Green: There isn’t a more skilled player in basketball than Curry. Sure, the MVP award is based upon a player’s importance, but Curry aced every single field you can have when it comes to an MVP race. He was the best player on the league’s best team and he put on nightly routines throughout the year that were as entertaining as a sitcom. James’ acquisition no doubt helped boost Cleveland to the No. 2 team in the Eastern Conference during the regular season, and they’re set to finish the postseason as the conference’s best team. A Finals matchup would virtually decide the real MVP and I’m all in favor of Curry showing us he fully deserves his title.

Riley: When you take a team that finished with last summer’s top overall selection then subsequently traded away that selection and still finished as one of the top teams in the conference, how can you not be impressed by that? James could realistically have been the MVP for the last 10-plus seasons that he’s been in the Association, but we continue to downplay his greatness. You’d be hard-pressed to research history and find a team who finished with the top pick in the draft and moved the player they selected and still had a remarkable turnaround. James has impacted the Cavs from top to bottom, from the worst player on the team to the best player. Players who couldn’t win with other superstars are now vital pieces; and coaches who never coached in the league are now big-time coaches. Golden State is only one season removed from winning 51 games, but it hasn’t been the turnaround that the Warriors experienced. If we were recounting you have to give it to James.

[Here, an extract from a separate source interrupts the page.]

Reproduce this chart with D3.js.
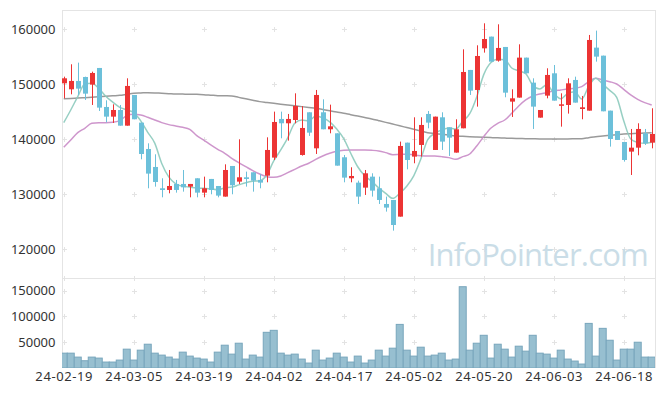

Green: James wasn’t alone in his return to Cleveland. Yes, his play was vital, but let’s not act like the roster is bare without talent. Kyrie Irving, Kevin Love, Tristan Thompson and a host of others have proven so far that they belong in this league, and sometimes a change of scenery is all it takes to revitalize a player’s career. I’m not yet willing to grant the improved play by guys like J.R. Smith and Iman Shumpert to the “almighty” influence of LeBron James. I think those guys are playing better on their own, and now James is benefiting from it. Let’s remember, the Cavs were a .500 team before the team traded for Smith, Shumpert and effective big man, Timofey Mozgov. Those three players made this team complete, so let’s not give a LeBron all the credit. On the other hand, Curry’s been flat out fantastic this season. And, the fact remains that he’s been the most influential player on the Association’s top team and that’s the key ingredient to becoming the MVP. He also won the three-point shooting contest and dazzled in the All-Star game. It’s been a record year for both Curry and the Warriors and while James has been his usual rock solid self, he hasn’t captured basketball enthusiasts’ hearts the way Curry has this year.

Riley: When I’m searching for a MVP I’m just looking for the facts. And the main fact is Cleveland was a bottom-of-the-barrel team just a season ago, and now they’re set to finish as one of the top two teams in the NBA. Curry’s offense sells tickets and puts fans into seats but no matter what he does in his NBA tenure, he’ll never be the transcendent player that is James. The Warriors and Cavs appear headed on a collision course right into each other, and I would even give the nod to Golden State since they’re the healthier team at the moment. However, no one expected this Cleveland team to be this deep into the postseason, especially after last year’s finish. What James’ presence has done to elevate that coaching staff and his teammates is something that not all players can do. Sure, Curry can go out and lead by performance, but he just doesn’t have James’ intangibles. The Most Valuable Player Award could really go to James every year, we know that, but for what he’s done this season with that team it should’ve been a no-brainer to select him this season. He’s been a beast on the court, but has also been the MVP for the franchise as well. It was his presence that made Cleveland a more attractive place to guys like Love, Smith and Shumpert. And it’s been his influence on Irving that has turned the young point guard into a prime time player. It’s too late to hand James the award, but it’s clear who the trophy really belongs to.